La mia piccolina starebbe meglio senza di me.
Anna si schiarì la voce. «Comunque, è meglio se arrivo al punto. Mi chiedevo se ti andrebbe, tipo, di vederci, magari. Voglio dire, a cena o qualcosa di simile. Qui o in Pennsylvania.»
«Mi piacerebbe tantissimo!» Maggie si mise una mano sugli occhi. Era più di quanto avesse sperato. «Vengo io da te così è più facile! Quando vuoi, dove vuoi, scegli tu!»
«Ehm, va bene, che ne dici di venerdì sera a cena?»
«Questa settimana?» Maggie balzò in piedi, entusiasta. «Certo, nessun problema! Sono contentissima!»
«Fico!» Anna sembrava contenta. «Non sapevo se ti avrebbe fatto piacere. Papà ha detto che non avresti voluto.»

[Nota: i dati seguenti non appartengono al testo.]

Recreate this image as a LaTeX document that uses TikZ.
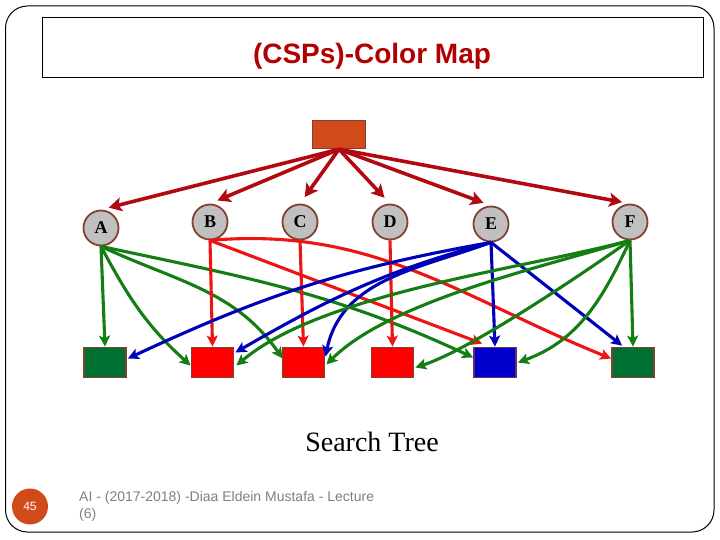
\documentclass[tikz,border=0pt]{standalone}
\usepackage{fontspec}
\setmainfont{Liberation Serif}
\newfontfamily\arialfont{Liberation Sans}
\usetikzlibrary{arrows.meta,calc}
\definecolor{rootred}{RGB}{178,8,16}
\definecolor{titlered}{RGB}{178,0,0}
\definecolor{ered}{RGB}{238,20,20}
\definecolor{egreen}{RGB}{20,125,20}
\definecolor{eblue}{RGB}{0,0,185}
\definecolor{orangefill}{RGB}{208,74,26}
\definecolor{brownline}{RGB}{130,65,45}
\definecolor{circfill}{RGB}{192,192,192}
\definecolor{sqgreen}{RGB}{0,112,50}
\definecolor{sqred}{RGB}{255,0,0}
\definecolor{sqblue}{RGB}{0,0,204}
\definecolor{bluebord}{RGB}{100,50,90}
\definecolor{footgray}{RGB}{128,128,128}
\begin{document}
\begin{tikzpicture}[x=1pt,y=1pt,
  varnode/.style={circle, draw=brownline, line width=1.8pt, fill=circfill, minimum size=35pt, inner sep=0pt, font=\bfseries\fontsize{18}{18}\selectfont},
  valbox/.style={rectangle, draw=brownline, line width=1.8pt, minimum width=42pt, minimum height=30pt, inner sep=0pt},
  rootarrow/.style={draw=rootred, line width=3.6pt, -{Stealth[length=13pt,width=14pt,inset=3pt]}, shorten >=8pt},
  edgebase/.style={line width=3.1pt, -{Stealth[length=11pt,width=11pt,inset=2.5pt]}},
  gedge/.style={edgebase, draw=egreen},
  redge/.style={edgebase, draw=ered},
  bedge/.style={edgebase, draw=eblue},
]
\useasboundingbox (0,0) rectangle (720,-540);
% slide frame and title box
\draw[line width=1pt, rounded corners=22pt] (5.5,-6) rectangle (714,-532);
\draw[line width=1pt] (42,-18) rectangle (703,-78);
\node[font=\arialfont\bfseries\fontsize{28}{28}\selectfont, text=titlered, inner sep=0pt] (title) at (372,-56) {(CSPs)-Color Map};

% root
\node[rectangle, draw=brownline, line width=1.5pt, fill=orangefill, minimum width=53pt, minimum height=28pt, inner sep=0pt] (root) at (339,-134.5) {};

% variables
\node[varnode] (A) at (101,-228) {A};
\node[varnode] (B) at (210,-222) {B};
\node[varnode] (C) at (300,-222) {C};
\node[varnode] (D) at (390,-222) {D};
\node[varnode] (E) at (491,-224) {E};
\node[varnode] (F) at (630,-222) {F};

% values
\node[valbox, fill=sqgreen] (s1) at (105,-362.5) {};
\node[valbox, fill=sqred] (s2) at (212.5,-362.5) {};
\node[valbox, fill=sqred] (s3) at (303.5,-362.5) {};
\node[valbox, fill=sqred] (s4) at (392.5,-362.5) {};
\node[valbox, fill=sqblue, draw=bluebord] (s5) at (495,-362.5) {};
\node[valbox, fill=sqgreen] (s6) at (633,-362.5) {};

% root arrows
\draw[rootarrow] (root.south) -- (A.north);
\draw[rootarrow] (root.south) -- (B.north);
\draw[rootarrow] (root.south) -- (C.north);
\draw[rootarrow] (root.south) -- (D.north);
\draw[rootarrow] (root.south) -- (E.north);
\draw[rootarrow] (root.south) -- (F.north);

% A (green)
\draw[gedge] (A.south) -- (s1.north);
\draw[gedge] (A.south) to[out=-62,in=138] ($(s2.west)+(0,-3)$);
\draw[gedge] (A.south) to[out=-25,in=125] ($(s3.west)+(1,4)$);
\draw[gedge] (A.south) to[out=-12,in=155] ($(s5.west)+(0,5)$);

% B, C, D (red)
\draw[redge] (B.south) -- (s2.north);
\draw[redge] (B.south) -- ($(s5.north west)+(9,3)$);
\draw[redge] (B.south) to[out=5,in=158] ($(s6.west)+(0,4)$);
\draw[redge] (C.south) -- (s3.north);
\draw[redge] (D.south) -- (s4.north);

% E (blue)
\draw[bedge] (E.south) -- (s5.north);
\draw[bedge] (E.south) -- ($(s6.north west)+(11,1)$);
\draw[bedge] (E.south) to[out=190,in=25] ($(s1.east)+(1,4)$);
\draw[bedge] (E.south) to[out=195,in=30] ($(s2.east)+(1,10)$);
\draw[bedge] (E.south) to[out=200,in=78] ($(s3.east)+(0,6)$);

% F (green)
\draw[gedge] (F.south) -- (s6.north);
\draw[gedge] (F.south) to[out=195,in=40,looseness=0.7] ($(s2.east)+(2,-3)$);
\draw[gedge] (F.south) to[out=197,in=45,looseness=0.7] ($(s3.east)+(1,-2)$);
\draw[gedge] (F.south) to[out=215,in=18,looseness=0.6] ($(s4.east)+(1,-5)$);
\draw[gedge] (F.south) to[out=245,in=20] ($(s5.east)+(1,0)$);

% caption
\node[font=\fontsize{28}{28}\selectfont, inner sep=0pt] (cap) at (372,-442) {Search Tree};

% footer
\node[circle, fill=orangefill, minimum size=36pt, inner sep=0pt, text=white, font=\arialfont\fontsize{12}{12}\selectfont] (pg) at (30,-506.5) {45};
\node[anchor=north west, align=left, inner sep=0pt, text=footgray, font=\arialfont\fontsize{14}{16.5}\selectfont] (foot) at (79,-491.5) {AI - (2017-2018) -Diaa Eldein Mustafa - Lecture\\(6)};
\end{tikzpicture}
\end{document}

«Ma certo che voglio!» Maggie aveva resistito all’impulso di stroncare Florian. Stava cercando di essere una persona migliore, come le aveva detto il suo vecchio psicoterapeuta. Quell’atteggiamento non l’avrebbe portata da nessuna parte in ogni caso, a quel punto. Florian le aveva portato via sua figlia, sfruttando la malattia di lei a proprio vantaggio.
A volte desidero farmi del male.
«Sono contenta di avertelo chiesto, sai? E mi piacerebbe sapere che cos’è successo. A te, voglio dire.»
«Certamente.» Maggie avvampò. Il suo senso di vergogna era sempre lì, sotto la superficie della pelle, come uno strato di carne viva. «Anna, ti dirò tutto quello che vuoi sapere. Avrai sicuramente molte domande e meriti delle risposte da me.»
«Okay. C’è un posto in città che fa piatti vegetariani, va bene per te?»
«La cucina vegetariana è perfetta!» A Maggie sembrava di toccare il cielo con un dito. «Anna, sei stata bravissima a fare questa telefonata. Non dev’essere stato facile. Sei molto coraggiosa.»
«Oh, grazie. Ti mando un messaggio con l’indirizzo del ristorante. Okay, ciao, mamma.»
‘Mamma.’ Maggie si commosse di nuovo. «Ciao, tesoro.»
A volte penso di fare del male alla mia bambina.
Maggie chiuse la chiamata, si alzò in piedi di scatto e batté le mani. «Noah!» gridò, correndo verso la porta sul retro.